Kırşehir efsanesi: Karakurt kaplıcası

Efsaneye göre, Kırşehir Beyi'nin oğlu bir zamanlar çaresiz bir hastalığa yakalanmıştır. Hastalık o kadar şiddetliydi ki, doktorların çabalarına rağmen bir iyileşme sağlanamamıştır. Bey, umutsuzluğa kapılarak çocuğunu Emirburnu Dağı'nın eteklerine bırakma kararı almıştır. Bu vahim durumu gözler önüne seren bey, "Bari gözümün önünde öleceğine, bir dağa bırakın orada ölsün. Göz görmeyince gönül katlanır" demiştir.

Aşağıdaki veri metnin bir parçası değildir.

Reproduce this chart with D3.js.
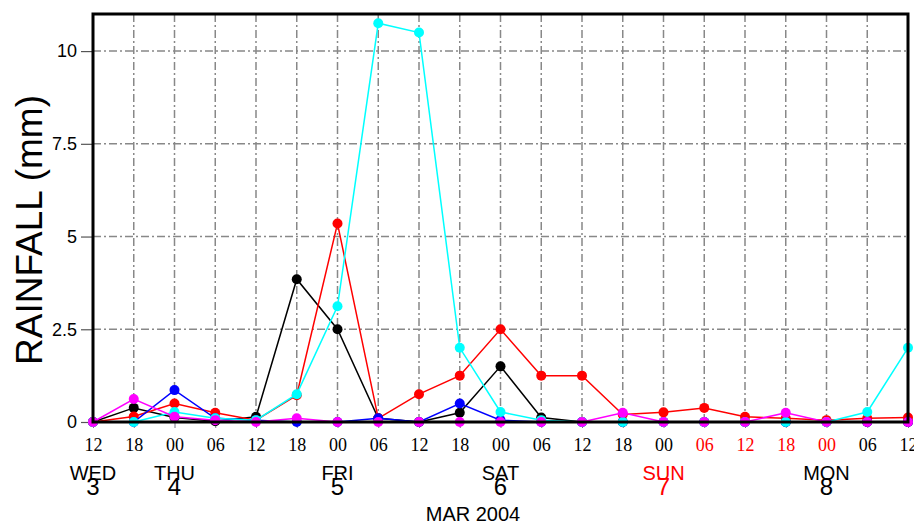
<!DOCTYPE html>
<html lang="en">
<head>
<meta charset="utf-8">
<script src="https://d3js.org/d3.v7.min.js"></script>
<style type="text/css">
body {
	margin: 0;
	background-color: white;
}
.grid line {
	stroke: #888;
	stroke-width: 1.5;
	stroke-dasharray: 8,3,2,3;
}
.series path {
	fill: none;
	stroke-width: 1.5;
}
</style>
</head>
<body>
<svg id="chart" width="914" height="524"></svg>
<script type="text/javascript">

// 6-hourly steps from WED 3 12Z to MON 8 12Z
var hourLabels = ["12","18","00","06","12","18","00","06","12","18","00","06","12","18","00","06","12","18","00","06","12"];
var redLabels = [15, 16, 17, 18];   // label indexes drawn in red
var dayNames = ["WED","THU","FRI","SAT","SUN","MON"];
var dayNums = ["3","4","5","6","7","8"];
var dayIndex = [0, 2, 6, 10, 14, 18];
var dayColors = ["black","black","black","black","red","black"];
var yTicks = [0, 2.5, 5, 7.5, 10];

var blackSeries   = [0, 0.38, 0.12, 0.02, 0.14, 3.85, 2.5, 0.1, 0, 0.25, 1.5, 0.12, 0, 0, 0, 0, 0, 0, 0, 0, 0];
var redSeries     = [0, 0.15, 0.5, 0.25, 0.05, 0.72, 5.35, 0.1, 0.75, 1.25, 2.5, 1.25, 1.25, 0.2, 0.26, 0.38, 0.14, 0.1, 0.05, 0.1, 0.12];
var blueSeries    = [0, 0, 0.86, 0.1, 0.05, 0, 0, 0.1, 0, 0.5, 0.05, 0, 0, 0, 0, 0, 0, 0, 0, 0, 0];
var cyanSeries    = [0, 0, 0.27, 0.1, 0.05, 0.75, 3.12, 10.75, 10.5, 2.0, 0.27, 0.05, 0, 0, 0, 0, 0, 0, 0, 0.27, 2.0];
var magentaSeries = [0, 0.62, 0.14, 0.05, 0, 0.1, 0, 0, 0, 0, 0, 0, 0, 0.25, 0, 0, 0, 0.25, 0, 0, 0];

var seriesList = [
	{color: "black", values: blackSeries},
	{color: "red", values: redSeries},
	{color: "blue", values: blueSeries},
	{color: "cyan", values: cyanSeries},
	{color: "magenta", values: magentaSeries}
];

var margin = {left: 93, right: 6, top: 14, bottom: 102};
var width = 914, height = 524;

var svg = d3.select("#chart");

var x = d3.scaleLinear()
	.domain([0, hourLabels.length - 1])
	.range([margin.left, width - margin.right]);

var y = d3.scaleLinear()
	.domain([0, 11])
	.range([height - margin.bottom, margin.top]);

// grid
var grid = svg.append("g").attr("class", "grid");
grid.selectAll("line.v")
	.data(d3.range(1, hourLabels.length - 1))
	.join("line")
	.attr("class", "v")
	.attr("x1", d => x(d)).attr("x2", d => x(d))
	.attr("y1", y(0)).attr("y2", y(11));
grid.selectAll("line.h")
	.data(yTicks.slice(1))
	.join("line")
	.attr("class", "h")
	.attr("x1", x(0)).attr("x2", x(20))
	.attr("y1", d => y(d)).attr("y2", d => y(d));

// y axis
var yAxis = svg.append("g")
	.attr("transform", "translate(" + margin.left + ",0)")
	.call(d3.axisLeft(y).tickValues(yTicks).tickSize(12).tickPadding(4)
		.tickFormat(d => d3.format("~g")(d)));
yAxis.select(".domain").remove();
yAxis.selectAll(".tick line").attr("stroke", "#555").attr("stroke-width", 1.2);
yAxis.selectAll(".tick text")
	.attr("font-family", "Liberation Sans, Arial, sans-serif")
	.attr("font-size", 18)
	.attr("fill", "black");

// x axis
var xAxis = svg.append("g")
	.attr("transform", "translate(0," + y(0) + ")")
	.call(d3.axisBottom(x).tickValues(d3.range(hourLabels.length)).tickSize(6).tickPadding(10)
		.tickFormat(i => hourLabels[i]));
xAxis.select(".domain").remove();
xAxis.selectAll(".tick line").attr("stroke", "#778").attr("stroke-width", 1);
xAxis.selectAll(".tick text")
	.attr("font-family", "Liberation Serif, Times New Roman, serif")
	.attr("font-size", 18)
	.attr("fill", i => redLabels.indexOf(i) >= 0 ? "red" : "black");

// day labels
var days = svg.append("g").attr("font-family", "Liberation Sans, Arial, sans-serif")
	.attr("text-anchor", "middle");
days.selectAll("text.name")
	.data(dayNames)
	.join("text")
	.attr("class", "name")
	.attr("x", (d, i) => x(dayIndex[i]))
	.attr("y", 480)
	.attr("font-size", 20)
	.attr("fill", (d, i) => dayColors[i])
	.text(d => d);
days.selectAll("text.num")
	.data(dayNums)
	.join("text")
	.attr("class", "num")
	.attr("x", (d, i) => x(dayIndex[i]))
	.attr("y", 495)
	.attr("font-size", 24)
	.attr("fill", (d, i) => dayColors[i])
	.text(d => d);

svg.append("text")
	.attr("x", 473).attr("y", 521)
	.attr("text-anchor", "middle")
	.attr("font-family", "Liberation Sans, Arial, sans-serif")
	.attr("font-size", 20)
	.text("MAR 2004");

svg.append("text")
	.attr("transform", "translate(42,230) rotate(-90)")
	.attr("text-anchor", "middle")
	.attr("font-family", "Liberation Sans, Arial, sans-serif")
	.attr("font-size", 37)
	.text("RAINFALL (mm)");

// series
var line = d3.line()
	.x((d, i) => x(i))
	.y(d => y(d));

var groups = svg.selectAll("g.series")
	.data(seriesList)
	.join("g")
	.attr("class", "series");
groups.append("path")
	.attr("d", d => line(d.values))
	.attr("stroke", d => d.color);
groups.each(function(s) {
	d3.select(this).selectAll("circle")
		.data(s.values)
		.join("circle")
		.attr("cx", (d, i) => x(i))
		.attr("cy", d => y(d))
		.attr("r", 5)
		.attr("fill", s.color);
});

// frame
svg.append("path")
	.attr("d", "M" + x(0) + "," + y(0) + "V" + y(11) + "H" + x(20) + "V" + y(0) + "Z")
	.attr("fill", "none")
	.attr("stroke", "black")
	.attr("stroke-width", 3);

</script>
</body>
</html>
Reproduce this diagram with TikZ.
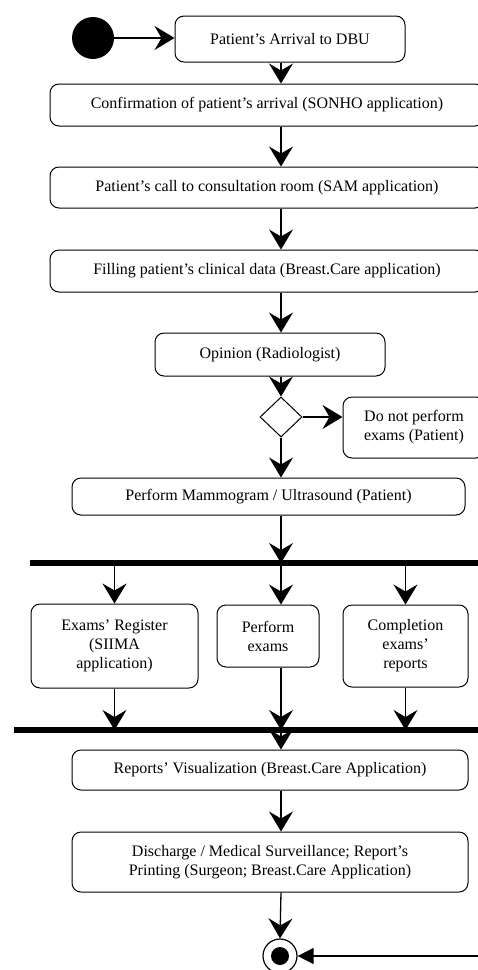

Indir 2024 02 14T171428.087

Çaresiz bir şekilde dağın eteklerine bırakılan çocuk, beklenmedik bir mucizeyle karşılaşmıştır. Zamanla, çocuğun karşısına zayıf, tüyleri dökülmüş, akıntılarla kaplı bir kurt çıkmıştır. Bu kurt, dağın eteğindeki bataklığa sürünerek girmiş, çamur içinde kendisini temizlemiş ve bir süre sonra sağlığına kavuşmuştur. Gözlerden uzaklaşan kurt, canlı ve sağlıklı bir şekilde ayrılmıştır.

Çocuk, bu olayı izleyerek kendi şifa yolunu bulmaya karar vermiştir. Sürünerek bataklığa giren çocuk, çamurları yüzüne ve gözüne sürmüş, bataklıktaki sulardan içmiştir. İlginç bir şekilde, çocuğun vücudunda bir canlılık hissedilmeye başlamış, birkaç gün içinde iyileşmiş ve Kırşehir'e dönmüştür. Babasının kapısını çalan çocuk, iyileşme sürecini anlatarak, yaşadığı mucizeyi paylaşmıştır.

Bey, olayı duyduktan sonra, bataklığı bir kaplıca haline getirmeye karar vermiş ve üzerine bir kubbe ile bir mescit inşa ettirmiştir. Bu özel yerin adını "Karakurt Kaplıcası" koymuş ve halka hizmete açmıştır. Bugün, Karakurt Kaplıcası, sağlık arayanların uğrak noktası haline gelmiş, efsanevi öyküsüyle birlikte ziyaretçilerine huzur ve şifa sunmaktadır.